‘Makan Sahur dalam Gelap’: Ramadhan Muslim Uighur  di Tengah Perjuangan

Share

Sekitar 10 juta warga etnis Muslim Uighur dan etnis lain tinggal di Xinjiang, mereka tidak bisa menikmati puasa Ramadhan layaknya muslim lain akibat tekanan rezim China

Hidayatullah.com | DI SAAT umat Islam di seluruh dunia menghadapi kesedihan yang disebabkan oleh serangan gencar Israel di Gaza, yang juga menghambat kebahagiaan Ramadhan, komunitas Muslim lainnya – warga Turki Uighur di Tiongkok –menghadapi penindasan dan kekerasan sistemik selama bertahun-tahun dan suara mereka hampir tidak terdengar penduduk dunia.

Ramadhan ini, umat Islam di Daerah Otonomi Uighur Xinjiang, yang terjebak dalam apa yang digambarkan sebagai “pemandangan neraka dystopian dalam skala yang mencengangkan” dengan “pengawasan teknologi tinggi Orwellian” menyebabkan mereka terputus dari dunia luar.

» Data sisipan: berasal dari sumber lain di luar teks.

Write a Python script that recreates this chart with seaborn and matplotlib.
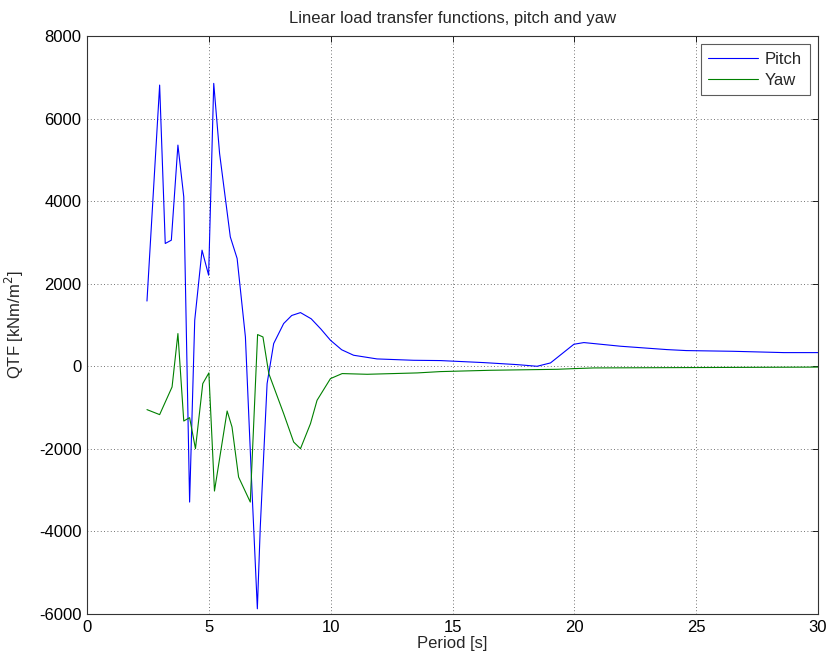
import numpy as np
import pandas as pd
import matplotlib
matplotlib.use("Agg")
import matplotlib.pyplot as plt
import seaborn as sns

# Pitch load transfer function vs. period
pitch_period = [2.46, 2.98, 3.21, 3.46, 3.73, 3.97, 4.21, 4.42, 4.72, 4.99, 5.20,
                5.44, 5.88, 6.16, 6.50, 6.77, 6.99, 7.11, 7.39, 7.66, 8.07, 8.40,
                8.76, 9.20, 9.60, 9.99, 10.45, 10.94, 11.90, 13.40, 14.50, 16.28,
                17.65, 18.47, 19.02, 19.98, 20.39, 21.90, 23.80, 24.60, 26.50,
                28.60, 30.00]
pitch_qtf = [1580, 6811, 2974, 3054, 5357, 4104, -3289, 1115, 2812, 2206, 6852,
             5156, 3134, 2610, 710, -3006, -5874, -3895, -420, 550, 1035, 1230,
             1300, 1150, 900, 630, 400, 267, 178, 145, 138, 89,
             40, 0, 81, 533, 574, 485, 404, 380, 363,
             331, 331]

# Yaw load transfer function vs. period
yaw_period = [2.46, 2.98, 3.49, 3.73, 3.97, 4.21, 4.45, 4.75, 5.00, 5.23, 5.75,
              5.95, 6.22, 6.70, 7.00, 7.22, 7.46, 8.07, 8.48, 8.76, 9.17, 9.44,
              9.99, 10.47, 11.50, 13.55, 14.50, 16.56, 19.30, 19.98, 20.80, 30.00]
yaw_qtf = [-1050, -1171, -501, 792, -1326, -1244, -1996, -420, -161, -3022, -1083,
           -1470, -2683, -3289, 768, 710, -177, -1147, -1835, -1996, -1390, -824,
           -299, -177, -194, -161, -129, -97, -73, -57, -40, -20]

x_ticks = [0, 5, 10, 15, 20, 25, 30]
y_ticks = [-6000, -4000, -2000, 0, 2000, 4000, 6000, 8000]

df = pd.concat([
    pd.DataFrame({"Period": pitch_period, "QTF": pitch_qtf, "Series": "Pitch"}),
    pd.DataFrame({"Period": yaw_period, "QTF": yaw_qtf, "Series": "Yaw"}),
], ignore_index=True)

sns.set_style("white")
plt.rcParams["font.family"] = ["Liberation Sans", "DejaVu Sans"]
plt.rcParams["font.size"] = 12
plt.rcParams["axes.unicode_minus"] = False

fig = plt.figure(figsize=(8.32, 6.65), dpi=100)
ax = fig.add_axes([0.1046, 0.0767, 0.8786, 0.8692])

sns.lineplot(data=df, x="Period", y="QTF", hue="Series", sort=False,
             palette={"Pitch": "#0000ff", "Yaw": "#008000"},
             linewidth=0.8, estimator=None, ax=ax)

ax.set_xlim(0, 30)
ax.set_ylim(-6000, 8000)
ax.set_xticks(x_ticks)
ax.set_yticks(y_ticks)
ax.grid(True, linestyle=(0, (1, 3)), color="#444444", linewidth=0.6)
ax.tick_params(direction="in", length=4, top=True, right=True, pad=4,
               labelsize=12, colors="black", width=0.6)
for s in ax.spines.values():
    s.set_visible(True)
    s.set_color("#333333")
    s.set_linewidth(0.8)

ax.set_xlabel("Period [s]", fontsize=12, labelpad=1)
ax.set_ylabel("QTF [kNm/m$^2$]", fontsize=12, labelpad=9)
ax.set_title("Linear load transfer functions, pitch and yaw", fontsize=12, pad=9)

leg = ax.legend(title=None, loc="upper right", fontsize=12, frameon=True,
                fancybox=False, edgecolor="#333333", handlelength=3.0,
                handletextpad=0.4, borderaxespad=0.5, labelspacing=0.35,
                borderpad=0.45)
leg.get_frame().set_linewidth(0.8)

fig.savefig("out.png", dpi=100)
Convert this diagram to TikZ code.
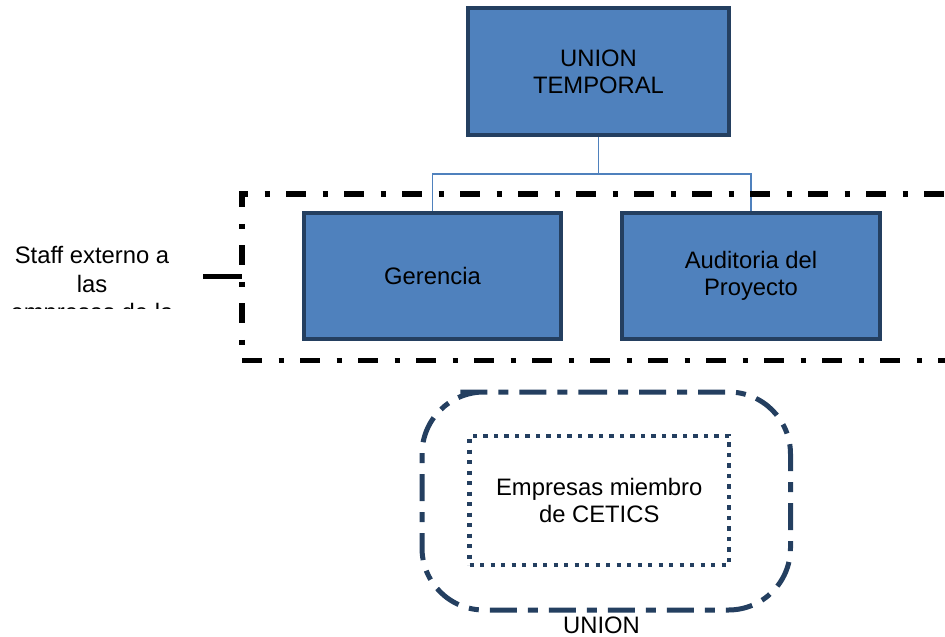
\documentclass[tikz,border=0pt]{standalone}
\usepackage{fontspec}
\setmainfont{Liberation Sans}
\definecolor{boxfill}{HTML}{4F81BD}
\definecolor{boxline}{HTML}{243F60}
\begin{document}
\begin{tikzpicture}[x=1pt,y=-1pt,
  font=\fontsize{23.8}{27.2}\selectfont,
  orgbox/.style={draw=boxline, line width=4pt, fill=boxfill, align=center, inner sep=0pt},
  conn/.style={draw=boxfill, line width=1.5pt},
  staffbox/.style={inner sep=0pt, outer sep=0pt},
  staffdash/.style={draw=black, line width=5.5pt, dash pattern=on 20pt off 16.5pt on 5pt off 16.5pt},
  staffline/.style={draw=black, line width=4.5pt},
  plain/.style={inner sep=0pt, align=center},
  unionpath/.style={draw=boxline, line width=5pt, rounded corners=62pt, dash pattern=on 27pt off 11pt on 10pt off 11pt},
  memberbox/.style={draw=boxline, line width=4.6pt, dash pattern=on 4.3pt off 6.2pt, align=center, inner sep=0pt}
]
\useasboundingbox (0,0) rectangle (945,637);
\clip (0,0) rectangle (945,637);

% top level
\node[orgbox, minimum width=261pt, minimum height=127pt] (top) at (598.5,71.5) {UNION\\TEMPORAL};
\node[orgbox, minimum width=257pt, minimum height=126pt] (ger) at (432.5,276) {Gerencia};
\node[orgbox, minimum width=258pt, minimum height=126pt] (aud) at (751,276) {Auditoria del\\Proyecto};

% connectors
\draw[conn] (top.south) -- ++(0,37) coordinate (split) -| (ger.north);
\draw[conn] (split) -| (aud.north);

% staff group (dash-dot frame, right side runs off the picture)
\node[staffbox, minimum width=718pt, minimum height=166.5pt] (staff) at (601,277.25) {};
\draw[staffdash, dash phase=4pt] ([yshift=2.75pt]staff.north west) -- (staff.south west);
\draw[staffdash, dash phase=11.25pt] ([xshift=-2.75pt]staff.north west) -- (staff.north east);
\draw[staffdash] (staff.south west) -- (staff.south east);
\coordinate (stafftip) at (203,276.7);
\draw[staffline] (stafftip) -- (stafftip -| staff.west);

\begin{scope}
\clip (0,0) rectangle (200,308);
\node[plain, anchor=north, font=\fontsize{23.8}{28.4}\selectfont] (stafftext) at (92,246.3) {Staff externo a\\las\\empresas de la};
\end{scope}

% union members
\draw[unionpath] (518,392) -| (790.5,610) -| (422,392) -- cycle;
\node[memberbox, minimum width=259.5pt, minimum height=129pt] (members) at (599.25,500.5) {Empresas miembro\\de CETICS};
\node[plain, anchor=base] (unionlabel) at (601.5,633.5) {UNION};
\end{tikzpicture}
\end{document}
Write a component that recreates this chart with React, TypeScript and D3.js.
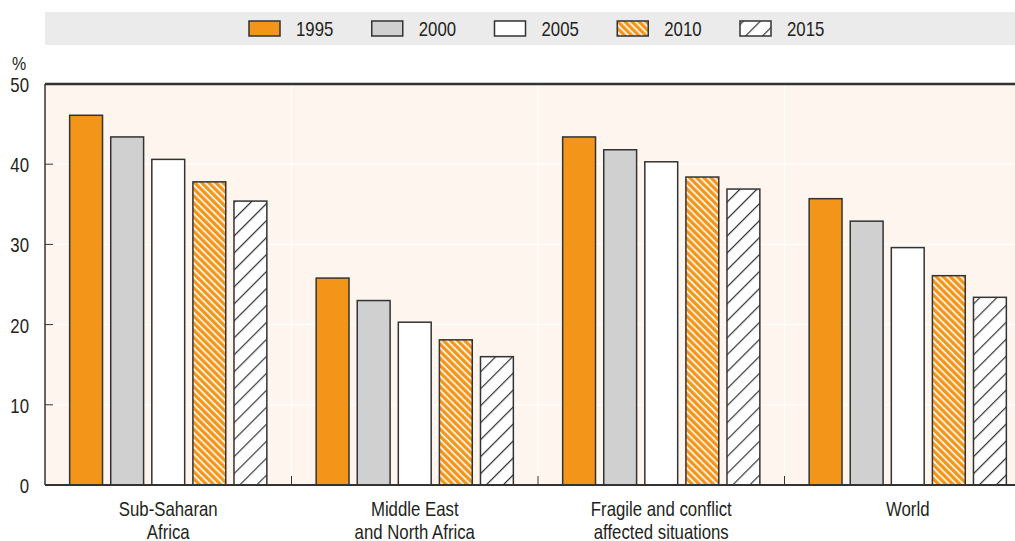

Pembatasan di wilayah tersebut, yang dikecam sebagai “kejahatan terhadap kemanusiaan” oleh banyak organisasi HAM, semakin intensif setiap tahun selama bulan Ramadhan, diperburuk dengan tindakan darurat regional yang dikeluarkan pemerintah.

Selama bulan ini, menjadi sulit untuk memberikan kegembiraan dan ketenangan tidak hanya kepada sekitar 10 juta warga Uighur dan beberapa kelompok mayoritas Muslim lainnya yang tinggal di Xinjiang, wilayah terbesar di Tiongkok.

Wilayah ini mencakup seperenam dari total wilayahnya dan berpenduduk 25 juta jiwa, tetapi juga kepada diaspora Uighur di seluruh dunia, yang terputus dari keluarga mereka selama bertahun-tahun.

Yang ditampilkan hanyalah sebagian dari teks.